As desigualdades sociais estão a armadilhar crescentemente o desenvolvimento humano, o progresso da sociedade e a democracia.
Trata-se de um enorme problema no plano global e, muito concretamente, no nosso país. Muitos estudos se têm produzido e o Instituto Nacional de Estatística (INE), assim como outras entidades nas diversas áreas estatísticas, têm identificado e trabalhado indicadores que vão permitindo debate social e político sobre a matéria, e a adoção de algumas políticas públicas. Contudo, muitas vezes, são estudos parcelares, ou até feitos em bolha sobre focos muito específicos. Estes até obtêm impacto no plano comunicacional, mas facilitam políticas que atacam os direitos universais. Hoje, nesta matéria como noutras, a ilusão de uma alta especialização constitui, amiúde, a outra face do incremento da ignorância.
É imprescindível uma visão global sobre as desigualdades sociais em todas as suas áreas e na sua imensa imbricação. Isso é feito no Relatório sobre os Indicadores de Desigualdades Sociais, acessível no portal do INE. Trata-se de um relatório trabalhado, desde o final de 2017, por um Grupo de Trabalho (GT) constituído no âmbito da Secção Permanente de Estatísticas Sociais do Conselho Superior de Estatística, com envolvimento dos parceiros sociais (a ideia inicial partiu do representante da CGTP-IN), da Academia e de organismos da Administração Pública, e presidido por Renato Carmo.
O Relatório, bem enquadrado e suportado no plano teórico, tem um alcance maior do que a generalidade dos estudos sobre esta matéria. Beneficiou daquela ampla representação no GT e do caráter inovador adotado na análise dos indicadores de desigualdades, feito em cinco temáticas/áreas de desigualdades sociais (de forma integrada, mas com aprofundamentos específicos) para leituras globais: trabalho, emprego e proteção social; educação e formação; fiscalidade; habitação; e saúde.
O GT deitou mão de todos os indicadores, identificou novos e definiu muito bem os indicadores-chave. Esta via permitiu-lhe chegar a visões multidimensionais integradas. Neste trabalho é reforçada a constatação de que as desigualdades são multidimensionais e cumulativas. Quem está em desvantagem numa das áreas analisadas, em regra, está em desvantagem em todas. E neste estudo ainda falta o campo da justiça e outros.
Confirma-se que o mercado de trabalho (e o trabalho não é uma mercadoria) é uma área crucial na formação das desigualdades e, por outro lado, tem conexão profunda com desigualdades em todas as outras áreas. As políticas de desvalorização salarial e das profissões, as alterações vindas dos impactos (verdadeiros ou falsos) das tecnologias e da utilização de novos instrumentos e novas formas de organização do trabalho estão a colocar mais cidadãos em situações de desvantagem.
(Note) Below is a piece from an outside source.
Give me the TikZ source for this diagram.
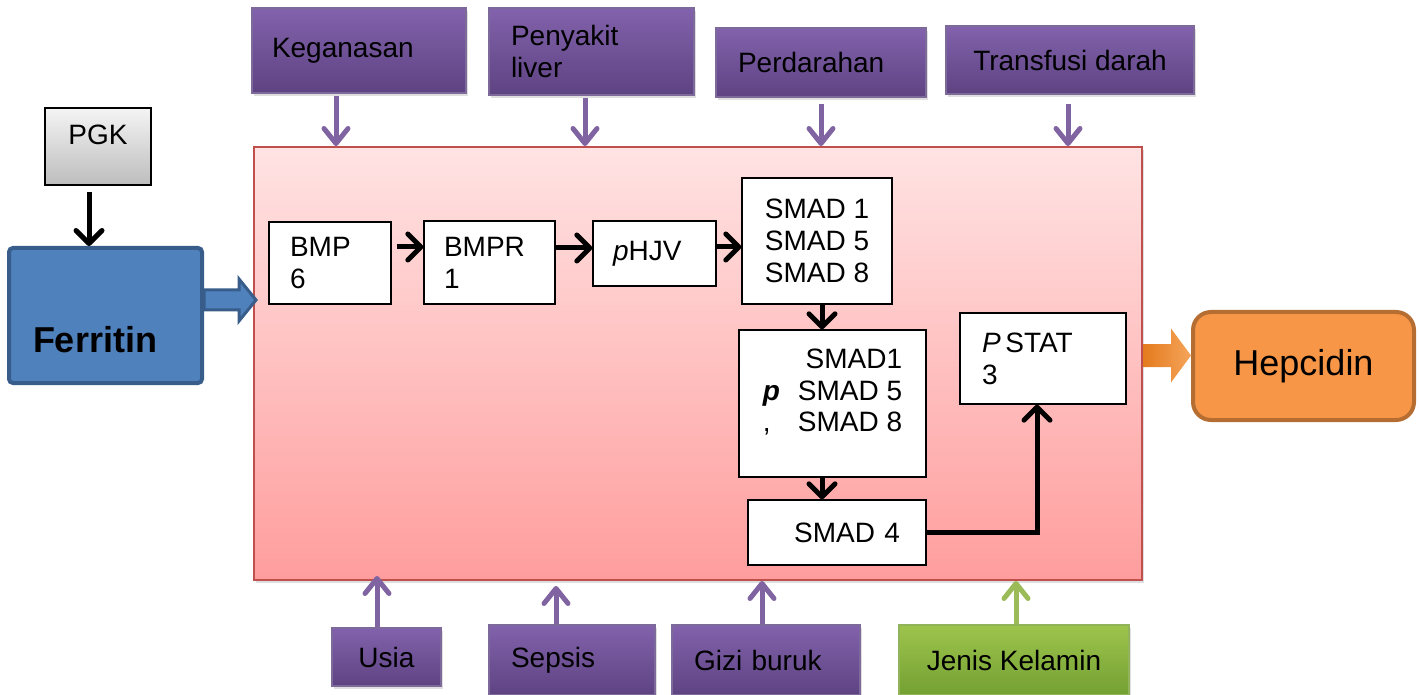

No campo da fiscalidade, em que no senso comum se está a consolidar a ideia de que todos pagam impostos a mais, o que temos é uma subestimada desigualdade em sede de IRS, e uma desigualdade ainda mais profunda na distribuição da riqueza pelas famílias.
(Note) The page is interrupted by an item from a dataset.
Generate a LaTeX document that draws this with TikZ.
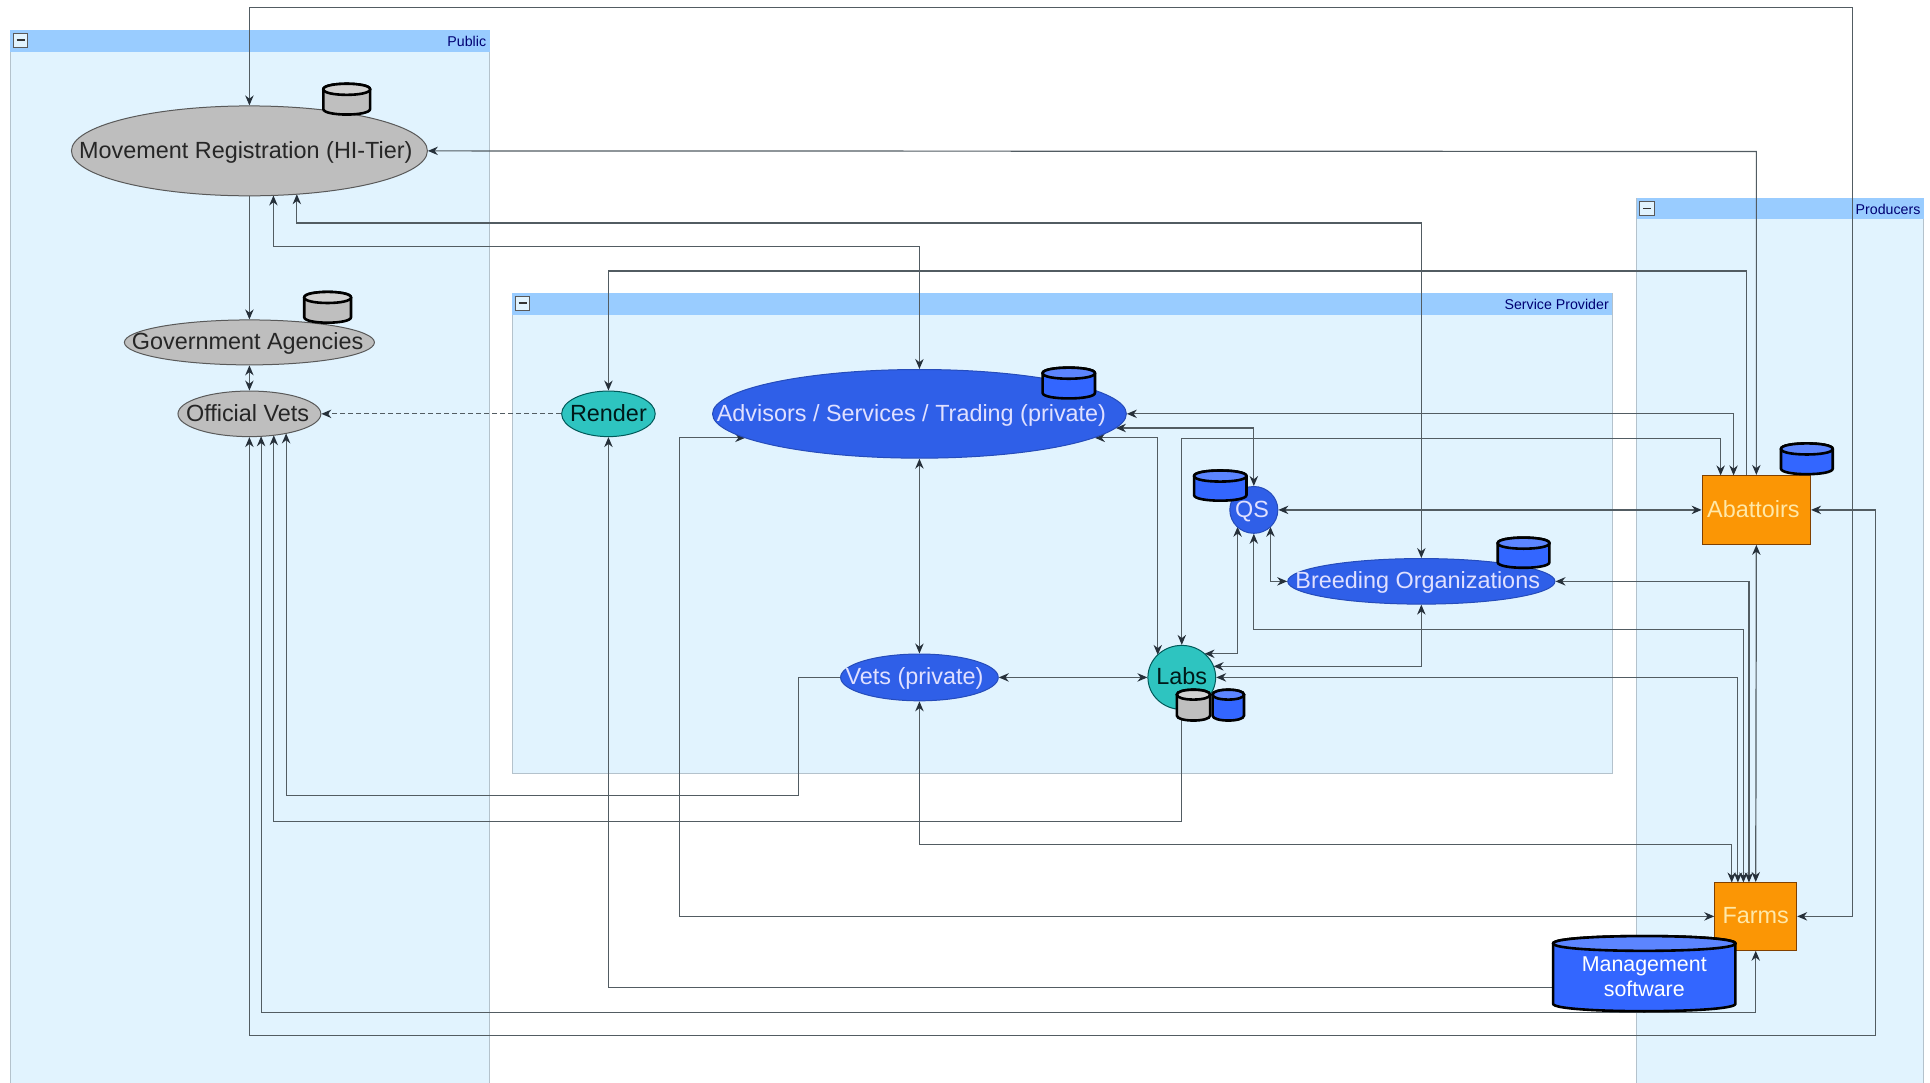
\documentclass[tikz,border=0pt]{standalone}
\usepackage{fontspec}
\setmainfont{Liberation Sans}
\usetikzlibrary{arrows.meta,shapes.geometric,backgrounds}
\definecolor{panelfill}{HTML}{E1F3FE}
\definecolor{panelhead}{HTML}{99CCFF}
\definecolor{panelline}{HTML}{B4C2CC}
\definecolor{linkc}{HTML}{525C62}
\definecolor{tipc}{HTML}{26303A}
\definecolor{nodegray}{HTML}{BEBEBE}
\definecolor{nodeblue}{HTML}{2F5FE8}
\definecolor{nodeteal}{HTML}{2EC4C0}
\definecolor{nodeorange}{HTML}{FB9605}
\definecolor{cylblue}{HTML}{3366FF}
\definecolor{cylbluetop}{HTML}{5C85FF}
\definecolor{cylgray}{HTML}{BFBFBF}
\definecolor{cylgraytop}{HTML}{D2D2D2}
\definecolor{paletxt}{HTML}{FFE8A8}
\newcommand{\uu}{0.6158pt}
\newcommand{\lb}[2][0]{\makebox[0pt]{\kern #1pt\raisebox{0pt}[9.2pt][2pt]{#2}}}
% panel: x1,y1,x2,y2,yhead,title
\newcommand{\panelbox}[6]{%
  \fill[panelfill] (#1,#2) rectangle (#3,#4);
  \draw[panelline,line width=.6pt] (#1,#2) rectangle (#3,#4);
  \fill[panelhead] (#1,#2) rectangle (#3,#5);
  \draw[fill=panelfill,draw=black!65,line width=.5pt] (#1+2.5,#2+2.5) rectangle (#1+14,#2+14);
  \draw[black!80,line width=.8pt] (#1+5,#2+8.2) -- (#1+11.5,#2+8.2);
  \node[paneltitle,anchor=east] at (#3-2.5,#2+9) {#6};
}
% cylinder: x1,y1,x2,y2,body,top,ry
\newcommand{\dbcyl}[7]{%
  \pgfmathsetmacro{\cmx}{(#1+#3)/2}
  \pgfmathsetmacro{\cyc}{#2+#7}
  \pgfmathsetmacro{\cya}{#2+#7-4/3*#7}
  \pgfmathsetmacro{\cyb}{#2+#7+4/3*#7}
  \pgfmathsetmacro{\cyd}{#4-#7}
  \pgfmathsetmacro{\cye}{#4+#7/3}
  \draw[fill=#5,draw=black,line width=1.3pt]
    (#1,\cyc) -- (#1,\cyd) .. controls (#1,\cye) and (#3,\cye) .. (#3,\cyd) -- (#3,\cyc)
    .. controls (#3,\cya) and (#1,\cya) .. (#1,\cyc) -- cycle;
  \draw[fill=#6,draw=black,line width=1.3pt]
    (#1,\cyc) .. controls (#1,\cya) and (#3,\cya) .. (#3,\cyc)
    .. controls (#3,\cyb) and (#1,\cyb) .. (#1,\cyc) -- cycle;
}
\tikzset{
  paneltitle/.style={font=\fontsize{7.1pt}{8pt}\selectfont,text=blue!45!black,inner sep=0pt},
  entity/.style={ellipse,inner sep=0pt,line width=.5pt,font=\fontsize{11.7pt}{13pt}\selectfont},
  grayent/.style={entity,fill=nodegray,draw=black!65,text=black!85},
  blueent/.style={entity,fill=nodeblue,draw=nodeblue!80!black,text=white!88!blue},
  tealent/.style={entity,fill=nodeteal,draw=teal!70!black,text=black!80!teal},
  orangeent/.style={rectangle,inner sep=0pt,fill=nodeorange,draw=black!50!orange,line width=.5pt,
     font=\fontsize{11.7pt}{13pt}\selectfont,text=paletxt},
  both/.style={draw=linkc,line width=.6pt,{Stealth[length=5pt,width=4.2pt,color=tipc]}-{Stealth[length=5pt,width=4.2pt,color=tipc]}},
  oneway/.style={draw=linkc,line width=.6pt,-{Stealth[length=5pt,width=4.2pt,color=tipc]}},
  plainlink/.style={draw=linkc,line width=.6pt},
  dashlink/.style={oneway,dashed,dash pattern=on 2.4pt off 1.6pt},
}
\begin{document}
\begin{tikzpicture}[x=\uu,y=-\uu]
\useasboundingbox (0,0) rectangle (1567,878.6);
% nodes
\node[grayent,minimum width=289*\uu,minimum height=73*\uu] (mov) at (202.5,122.5) {\lb[-3.6]{Movement Registration (HI-Tier)}};
\node[grayent,minimum width=203*\uu,minimum height=36.5*\uu] (gov) at (202.5,278) {\lb[-1.8]{Government Agencies}};
\node[grayent,minimum width=116*\uu,minimum height=37*\uu] (ovet) at (202.5,336) {\lb[-1.8]{Official Vets}};
\node[tealent,minimum width=76*\uu,minimum height=37*\uu] (render) at (494,336) {\lb{Render}};
\node[blueent,minimum width=336*\uu,minimum height=72*\uu] (adv) at (746.5,336) {\lb[-8]{Advisors / Services / Trading (private)}};
\node[blueent,minimum width=128*\uu,minimum height=38*\uu] (pvet) at (746.5,550) {\lb[-4.9]{Vets (private)}};
\node[tealent,minimum width=55*\uu,minimum height=52*\uu] (labs) at (959.5,550) {\lb{Labs}};
\node[blueent,minimum width=39*\uu,minimum height=38*\uu] (qs) at (1018,414) {\lb[-1.8]{QS}};
\node[blueent,minimum width=217*\uu,minimum height=37*\uu] (breed) at (1154,472) {\lb[-3.6]{Breeding Organizations}};
\node[orangeent,minimum width=88*\uu,minimum height=56*\uu] (abat) at (1426,414) {\lb[-3]{Abattoirs}};
\node[orangeent,minimum width=66.5*\uu,minimum height=55*\uu] (farms) at (1425.5,744) {\lb{Farms}};
% ports
\coordinate (movA) at (241,157.7);
\coordinate (movB) at (222,158.7);
\coordinate (ovA) at (212,354.2);
\coordinate (ovB) at (222.3,353.4);
\coordinate (ovC) at (232.3,351.9);
\coordinate (advA) at (605,355.5);
\coordinate (advB) at (889,355.5);
\coordinate (advC) at (906,347.5);
\coordinate (labA) at (940,531.7);
\coordinate (labB) at (978,530.8);
\coordinate (labC) at (985.3,541);
\coordinate (qsA) at (1004.8,427.7);
\coordinate (qsB) at (1031.5,427.7);
\coordinate (abA) at (1397,386);
\coordinate (abB) at (1407.5,386);
\coordinate (abC) at (1418,386);
\coordinate (faA) at (1406,716.5);
\coordinate (faB) at (1411,716.5);
\coordinate (faC) at (1415.5,716.5);
\coordinate (faD) at (1420,716.5);
\begin{scope}[on background layer]
\panelbox{8.5}{24.5}{397.5}{885}{42}{Public}
\panelbox{416}{238}{1309}{628}{256}{Service Provider}
\panelbox{1329}{161}{1562}{885}{178}{Producers}
% connectors
\draw[both] (farms.east) -- (1504,744) -- (1504,6) -- (202.5,6) -- (mov.north);
\draw[both] (abat.north) -- (abat.north |- 0,123) -- (mov.east);
\draw[both] (movA) -- (movA |- 0,181) -- (breed.north |- 0,181) -- (breed.north);
\draw[both] (movB) -- (movB |- 0,200) -- (adv.north |- 0,200) -- (adv.north);
\draw[oneway] (mov.south) -- (gov.north);
\draw[both] (gov.south) -- (ovet.north);
\draw[oneway] (abC) -- (abC |- 0,220) -- (render.north |- 0,220) -- (render.north);
\draw[dashlink] (render.west) -- (ovet.east);
\draw[both] (adv.east) -- (abB |- adv.east) -- (abB);
\draw[both] (advC) -- (qs.north |- advC) -- (qs.north);
\draw[both] (advB) -- (labA |- advB) -- (labA);
\draw[both] (labs.north) -- (labs.north |- 0,356) -- (abA |- 0,356) -- (abA);
\draw[both] (advA) -- (552,355.5) -- (552,744) -- (farms.west);
\draw[both] (adv.south) -- (pvet.north);
\draw[both] (pvet.south) -- (pvet.south |- 0,685.5) -- (faA |- 0,685.5) -- (faA);
\draw[both] (pvet.east) -- (labs.west);
\draw[oneway] (pvet.west) -- (648.5,550) -- (648.5,646) -- (ovC |- 0,646) -- (ovC);
\draw[oneway] (labs.south) -- (labs.south |- 0,667) -- (ovB |- 0,667) -- (ovB);
\draw[both] (farms.south) -- (farms.south |- 0,822) -- (ovA |- 0,822) -- (ovA);
\draw[both] (abat.east) -- (1522.5,414) -- (1522.5,841) -- (ovet.south |- 0,841) -- (ovet.south);
\draw[both] (qs.east) -- (abat.west);
\draw[both] (qsB) -- (qsB |- breed.west) -- (breed.west);
\draw[both] (qs.south) -- (qs.south |- 0,511) -- (faC |- 0,511) -- (faC);
\draw[both] (qsA) -- (qsA |- labB) -- (labB);
\draw[both] (labC) -- (breed.south |- labC) -- (breed.south);
\draw[both] (labs.east) -- (faB |- labs.east) -- (faB);
\draw[both] (breed.east) -- (faD |- breed.east) -- (faD);
\draw[both] (farms.north) -- (abat.south);
\end{scope}
% data stores
\dbcyl{262.5}{68}{300.5}{93}{cylgray}{cylgraytop}{4.5}
\dbcyl{247}{237}{285}{262}{cylgray}{cylgraytop}{4.5}
\dbcyl{846.5}{298.5}{889}{323.5}{cylblue}{cylbluetop}{4.5}
\dbcyl{969.5}{382}{1012}{406.5}{cylblue}{cylbluetop}{4.5}
\dbcyl{1216}{436.5}{1258}{461}{cylblue}{cylbluetop}{4.5}
\dbcyl{1446}{360}{1488}{385}{cylblue}{cylbluetop}{4.5}
\dbcyl{955.5}{560}{982.5}{585}{cylgray}{cylgraytop}{4}
\dbcyl{984.5}{560}{1010}{585}{cylblue}{cylbluetop}{4}
\dbcyl{1261}{760}{1409}{821}{cylblue}{cylbluetop}{6}
\node[align=center,text=white,inner sep=0pt,font=\fontsize{10.7pt}{12.4pt}\selectfont,minimum width=148*\uu,minimum height=40*\uu] (mgmt) at (1335,793) {Management\\software};
\begin{scope}[on background layer]
\draw[oneway] (mgmt.west |- 0,802) -- (render.south |- 0,802) -- (render.south);
\end{scope}
\end{tikzpicture}
\end{document}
As recomendações inscritas neste Relatório são de grande importância. Merecem debate público e político. O Conselho Económico e Social não pode deixar de o tomar em mãos com tal objetivo, mas a sua discussão deverá chegar também ao Parlamento.
Só teremos políticas públicas eficazes com a sociedade informada e inconformada com políticas avulsas para encanar a perna à rã. As desigualdades sociais são multidimensionais e cumulativas.